Socrates frequently went outside the city gates for his dialogues. One of the reasons for this is that he knew that if people overheard the dialogue it could be embarrassing for the participants. At modern universities, we can’t go outside the city gates very easily with thousands of students, so we go inside the classroom. The classroom has to be a safer place to exchange views than any other place – safer than home, workplace, church – all places which demand that people stay within defined roles and where deviation from prescribed views may be met with ridicule. Dialogue is not debate and it’s not eristics – the clash of ideas – in which you hold onto your “truth” with everything you’ve got and try to defeat any opposing views.

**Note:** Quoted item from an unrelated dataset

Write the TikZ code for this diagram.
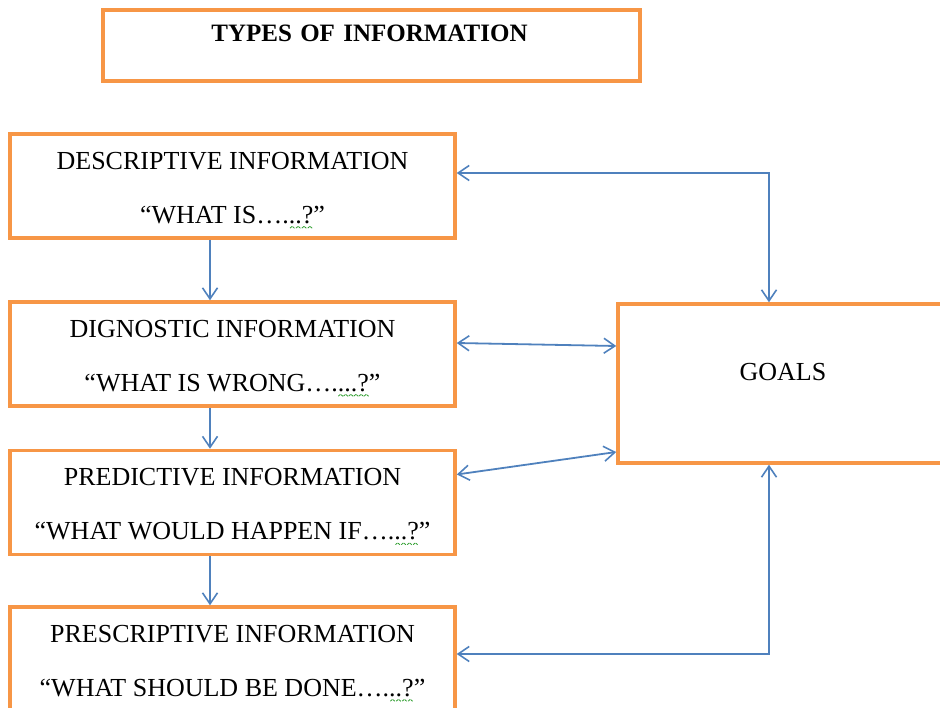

The classroom is a liminal space, which means an “in-between” space where things are in a state of flux. When someone or something enters the classroom to play a part in a dialogue, he, she or it dissolves into pieces (not literally, but figuratively) and these pieces get recombined in different ways. You can’t have too many things in the liminal space that people don’t want to see transformed, because that destroys the process. Everything in a space must be allowed to become part of the dialogue, and thus the dialogue is very sensitive to the space.

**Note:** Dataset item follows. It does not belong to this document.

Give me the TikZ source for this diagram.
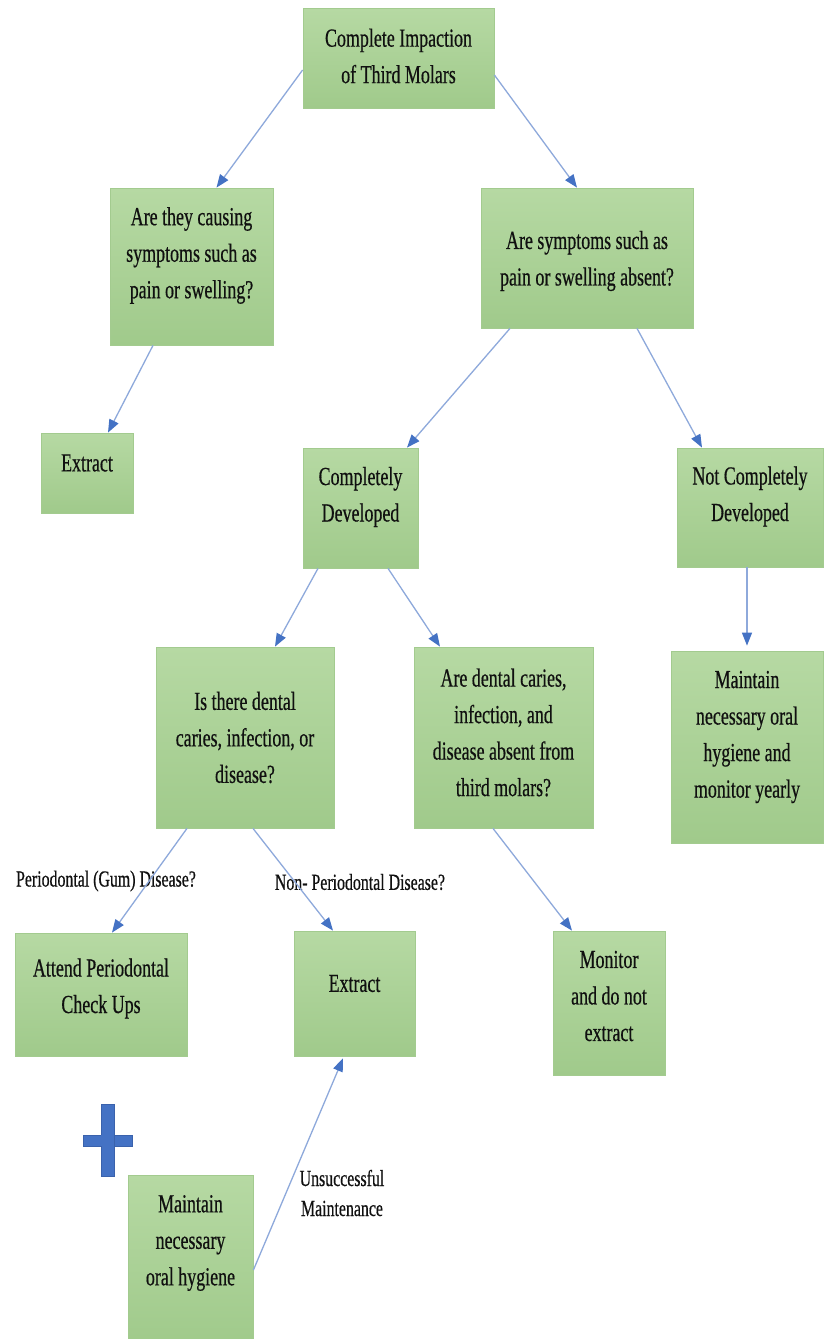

Dialogue is very fragile indeed. It needs the proper conditions in order to work and it needs certain constraints, but if you try to apply the wrong constraints, it fails. For example, nationalist symbols that are permanent and officially sanctioned parts of the classroom could have a “chilling effect” on dialogue. Not because they actively censor the participants, but because it would mean that the state was visibly represented in the space of dialogue, to remind people people we are American or at least in America. Dialogue can’t be “in America” because the liminal space must be temporarily “outside America” for us to safely consider the values OF America.

The space of dialogue has to be temporarily free from control of national identity. This doesn’t mean it’s a free-for-all. Nationalist symbols on campus are fine in general, but there are some places where they may not be appropriate. They may be appropriate in common areas of college campuses or even in primary and some secondary school classrooms, as well as technical institutes, because the students there, generally, are not engaged in dialogue.